- **The request**: Copy the records below exactly, leaving out every picture.

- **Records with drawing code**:

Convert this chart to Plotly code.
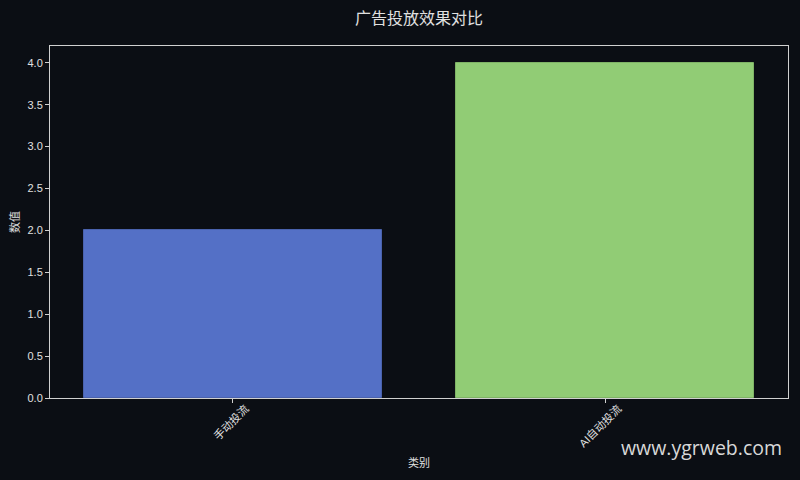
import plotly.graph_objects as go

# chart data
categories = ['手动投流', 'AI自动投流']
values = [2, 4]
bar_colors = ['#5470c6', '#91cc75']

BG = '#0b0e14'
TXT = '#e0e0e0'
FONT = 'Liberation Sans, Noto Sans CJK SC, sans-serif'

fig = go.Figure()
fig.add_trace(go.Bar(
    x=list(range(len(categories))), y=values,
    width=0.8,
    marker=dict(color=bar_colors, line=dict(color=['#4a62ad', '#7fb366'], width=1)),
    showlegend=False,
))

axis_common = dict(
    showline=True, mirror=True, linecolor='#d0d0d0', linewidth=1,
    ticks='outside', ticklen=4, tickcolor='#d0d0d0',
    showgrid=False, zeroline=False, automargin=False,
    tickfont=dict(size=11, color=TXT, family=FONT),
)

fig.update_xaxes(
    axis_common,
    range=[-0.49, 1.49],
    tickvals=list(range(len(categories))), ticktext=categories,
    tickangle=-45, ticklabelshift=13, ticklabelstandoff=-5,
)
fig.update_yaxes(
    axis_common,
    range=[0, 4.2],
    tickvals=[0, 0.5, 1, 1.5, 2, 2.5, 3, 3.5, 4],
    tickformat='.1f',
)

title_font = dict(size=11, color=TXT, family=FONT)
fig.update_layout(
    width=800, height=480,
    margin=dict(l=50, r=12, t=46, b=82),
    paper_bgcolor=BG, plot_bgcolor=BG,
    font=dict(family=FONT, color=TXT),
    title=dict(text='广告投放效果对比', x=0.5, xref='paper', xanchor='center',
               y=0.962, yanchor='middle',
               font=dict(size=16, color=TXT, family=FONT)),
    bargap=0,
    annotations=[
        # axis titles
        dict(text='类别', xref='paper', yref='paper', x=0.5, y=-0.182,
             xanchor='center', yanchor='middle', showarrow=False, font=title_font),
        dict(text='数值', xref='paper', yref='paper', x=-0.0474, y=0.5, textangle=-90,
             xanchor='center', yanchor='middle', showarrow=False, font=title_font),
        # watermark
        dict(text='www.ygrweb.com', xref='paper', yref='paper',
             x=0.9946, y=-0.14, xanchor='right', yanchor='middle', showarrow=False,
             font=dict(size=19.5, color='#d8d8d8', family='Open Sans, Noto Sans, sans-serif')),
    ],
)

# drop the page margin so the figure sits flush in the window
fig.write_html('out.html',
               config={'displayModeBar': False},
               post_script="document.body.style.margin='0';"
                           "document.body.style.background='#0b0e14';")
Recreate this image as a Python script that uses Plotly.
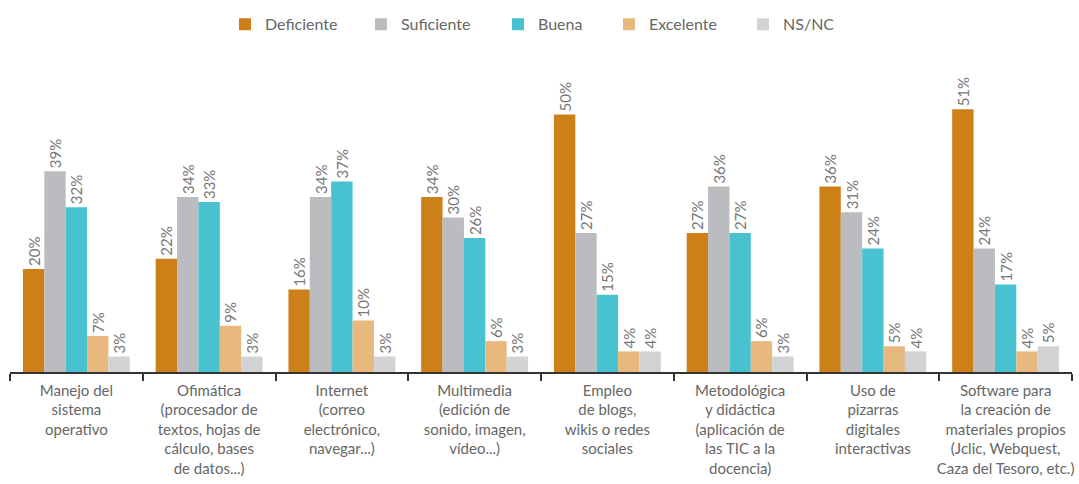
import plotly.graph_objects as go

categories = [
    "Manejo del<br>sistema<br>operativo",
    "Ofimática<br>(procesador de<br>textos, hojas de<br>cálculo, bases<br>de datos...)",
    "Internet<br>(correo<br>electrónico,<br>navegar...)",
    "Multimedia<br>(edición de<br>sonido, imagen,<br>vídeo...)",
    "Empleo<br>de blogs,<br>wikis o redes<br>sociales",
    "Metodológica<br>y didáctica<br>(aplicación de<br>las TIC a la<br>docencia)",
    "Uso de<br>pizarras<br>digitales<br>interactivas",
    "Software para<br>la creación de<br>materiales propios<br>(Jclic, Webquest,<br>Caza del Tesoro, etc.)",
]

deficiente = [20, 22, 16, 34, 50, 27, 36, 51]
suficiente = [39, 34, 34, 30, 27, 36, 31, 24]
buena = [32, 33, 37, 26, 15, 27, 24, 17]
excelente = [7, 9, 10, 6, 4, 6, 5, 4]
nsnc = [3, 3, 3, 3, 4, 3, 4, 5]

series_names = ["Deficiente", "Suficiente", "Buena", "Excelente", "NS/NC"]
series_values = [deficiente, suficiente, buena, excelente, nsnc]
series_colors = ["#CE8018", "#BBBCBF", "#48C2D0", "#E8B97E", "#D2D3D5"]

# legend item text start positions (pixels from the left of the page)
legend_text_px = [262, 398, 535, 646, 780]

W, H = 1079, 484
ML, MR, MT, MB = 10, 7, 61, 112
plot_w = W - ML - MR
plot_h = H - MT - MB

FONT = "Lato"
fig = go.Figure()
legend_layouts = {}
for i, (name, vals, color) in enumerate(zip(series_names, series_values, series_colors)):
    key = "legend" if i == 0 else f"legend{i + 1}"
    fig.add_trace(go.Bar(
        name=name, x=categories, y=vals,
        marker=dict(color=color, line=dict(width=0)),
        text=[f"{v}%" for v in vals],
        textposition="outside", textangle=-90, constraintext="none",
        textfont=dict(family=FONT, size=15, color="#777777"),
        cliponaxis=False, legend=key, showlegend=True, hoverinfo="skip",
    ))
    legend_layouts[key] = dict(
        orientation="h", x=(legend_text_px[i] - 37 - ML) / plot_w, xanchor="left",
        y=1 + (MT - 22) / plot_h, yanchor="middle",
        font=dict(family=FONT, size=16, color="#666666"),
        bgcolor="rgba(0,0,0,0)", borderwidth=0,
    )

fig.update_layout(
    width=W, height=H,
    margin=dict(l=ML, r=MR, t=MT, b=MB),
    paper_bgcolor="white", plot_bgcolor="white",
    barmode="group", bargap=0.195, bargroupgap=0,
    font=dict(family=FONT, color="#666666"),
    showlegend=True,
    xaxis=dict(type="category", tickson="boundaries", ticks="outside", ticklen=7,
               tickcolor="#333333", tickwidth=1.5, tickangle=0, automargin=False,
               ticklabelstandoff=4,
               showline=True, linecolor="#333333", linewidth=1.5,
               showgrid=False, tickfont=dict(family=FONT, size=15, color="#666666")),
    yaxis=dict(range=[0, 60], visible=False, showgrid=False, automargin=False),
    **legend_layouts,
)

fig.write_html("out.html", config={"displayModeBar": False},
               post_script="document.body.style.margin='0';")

- **Written solution**:
Convert this chart to Plotly code.
import plotly.graph_objects as go

# chart data
categories = ['手动投流', 'AI自动投流']
values = [2, 4]
bar_colors = ['#5470c6', '#91cc75']

BG = '#0b0e14'
TXT = '#e0e0e0'
FONT = 'Liberation Sans, Noto Sans CJK SC, sans-serif'

fig = go.Figure()
fig.add_trace(go.Bar(
    x=list(range(len(categories))), y=values,
    width=0.8,
    marker=dict(color=bar_colors, line=dict(color=['#4a62ad', '#7fb366'], width=1)),
    showlegend=False,
))

axis_common = dict(
    showline=True, mirror=True, linecolor='#d0d0d0', linewidth=1,
    ticks='outside', ticklen=4, tickcolor='#d0d0d0',
    showgrid=False, zeroline=False, automargin=False,
    tickfont=dict(size=11, color=TXT, family=FONT),
)

fig.update_xaxes(
    axis_common,
    range=[-0.49, 1.49],
    tickvals=list(range(len(categories))), ticktext=categories,
    tickangle=-45, ticklabelshift=13, ticklabelstandoff=-5,
)
fig.update_yaxes(
    axis_common,
    range=[0, 4.2],
    tickvals=[0, 0.5, 1, 1.5, 2, 2.5, 3, 3.5, 4],
    tickformat='.1f',
)

title_font = dict(size=11, color=TXT, family=FONT)
fig.update_layout(
    width=800, height=480,
    margin=dict(l=50, r=12, t=46, b=82),
    paper_bgcolor=BG, plot_bgcolor=BG,
    font=dict(family=FONT, color=TXT),
    title=dict(text='广告投放效果对比', x=0.5, xref='paper', xanchor='center',
               y=0.962, yanchor='middle',
               font=dict(size=16, color=TXT, family=FONT)),
    bargap=0,
    annotations=[
        # axis titles
        dict(text='类别', xref='paper', yref='paper', x=0.5, y=-0.182,
             xanchor='center', yanchor='middle', showarrow=False, font=title_font),
        dict(text='数值', xref='paper', yref='paper', x=-0.0474, y=0.5, textangle=-90,
             xanchor='center', yanchor='middle', showarrow=False, font=title_font),
        # watermark
        dict(text='www.ygrweb.com', xref='paper', yref='paper',
             x=0.9946, y=-0.14, xanchor='right', yanchor='middle', showarrow=False,
             font=dict(size=19.5, color='#d8d8d8', family='Open Sans, Noto Sans, sans-serif')),
    ],
)

# drop the page margin so the figure sits flush in the window
fig.write_html('out.html',
               config={'displayModeBar': False},
               post_script="document.body.style.margin='0';"
                           "document.body.style.background='#0b0e14';")
Recreate this image as a Python script that uses Plotly.
import plotly.graph_objects as go

categories = [
    "Manejo del<br>sistema<br>operativo",
    "Ofimática<br>(procesador de<br>textos, hojas de<br>cálculo, bases<br>de datos...)",
    "Internet<br>(correo<br>electrónico,<br>navegar...)",
    "Multimedia<br>(edición de<br>sonido, imagen,<br>vídeo...)",
    "Empleo<br>de blogs,<br>wikis o redes<br>sociales",
    "Metodológica<br>y didáctica<br>(aplicación de<br>las TIC a la<br>docencia)",
    "Uso de<br>pizarras<br>digitales<br>interactivas",
    "Software para<br>la creación de<br>materiales propios<br>(Jclic, Webquest,<br>Caza del Tesoro, etc.)",
]

deficiente = [20, 22, 16, 34, 50, 27, 36, 51]
suficiente = [39, 34, 34, 30, 27, 36, 31, 24]
buena = [32, 33, 37, 26, 15, 27, 24, 17]
excelente = [7, 9, 10, 6, 4, 6, 5, 4]
nsnc = [3, 3, 3, 3, 4, 3, 4, 5]

series_names = ["Deficiente", "Suficiente", "Buena", "Excelente", "NS/NC"]
series_values = [deficiente, suficiente, buena, excelente, nsnc]
series_colors = ["#CE8018", "#BBBCBF", "#48C2D0", "#E8B97E", "#D2D3D5"]

# legend item text start positions (pixels from the left of the page)
legend_text_px = [262, 398, 535, 646, 780]

W, H = 1079, 484
ML, MR, MT, MB = 10, 7, 61, 112
plot_w = W - ML - MR
plot_h = H - MT - MB

FONT = "Lato"
fig = go.Figure()
legend_layouts = {}
for i, (name, vals, color) in enumerate(zip(series_names, series_values, series_colors)):
    key = "legend" if i == 0 else f"legend{i + 1}"
    fig.add_trace(go.Bar(
        name=name, x=categories, y=vals,
        marker=dict(color=color, line=dict(width=0)),
        text=[f"{v}%" for v in vals],
        textposition="outside", textangle=-90, constraintext="none",
        textfont=dict(family=FONT, size=15, color="#777777"),
        cliponaxis=False, legend=key, showlegend=True, hoverinfo="skip",
    ))
    legend_layouts[key] = dict(
        orientation="h", x=(legend_text_px[i] - 37 - ML) / plot_w, xanchor="left",
        y=1 + (MT - 22) / plot_h, yanchor="middle",
        font=dict(family=FONT, size=16, color="#666666"),
        bgcolor="rgba(0,0,0,0)", borderwidth=0,
    )

fig.update_layout(
    width=W, height=H,
    margin=dict(l=ML, r=MR, t=MT, b=MB),
    paper_bgcolor="white", plot_bgcolor="white",
    barmode="group", bargap=0.195, bargroupgap=0,
    font=dict(family=FONT, color="#666666"),
    showlegend=True,
    xaxis=dict(type="category", tickson="boundaries", ticks="outside", ticklen=7,
               tickcolor="#333333", tickwidth=1.5, tickangle=0, automargin=False,
               ticklabelstandoff=4,
               showline=True, linecolor="#333333", linewidth=1.5,
               showgrid=False, tickfont=dict(family=FONT, size=15, color="#666666")),
    yaxis=dict(range=[0, 60], visible=False, showgrid=False, automargin=False),
    **legend_layouts,
)

fig.write_html("out.html", config={"displayModeBar": False},
               post_script="document.body.style.margin='0';")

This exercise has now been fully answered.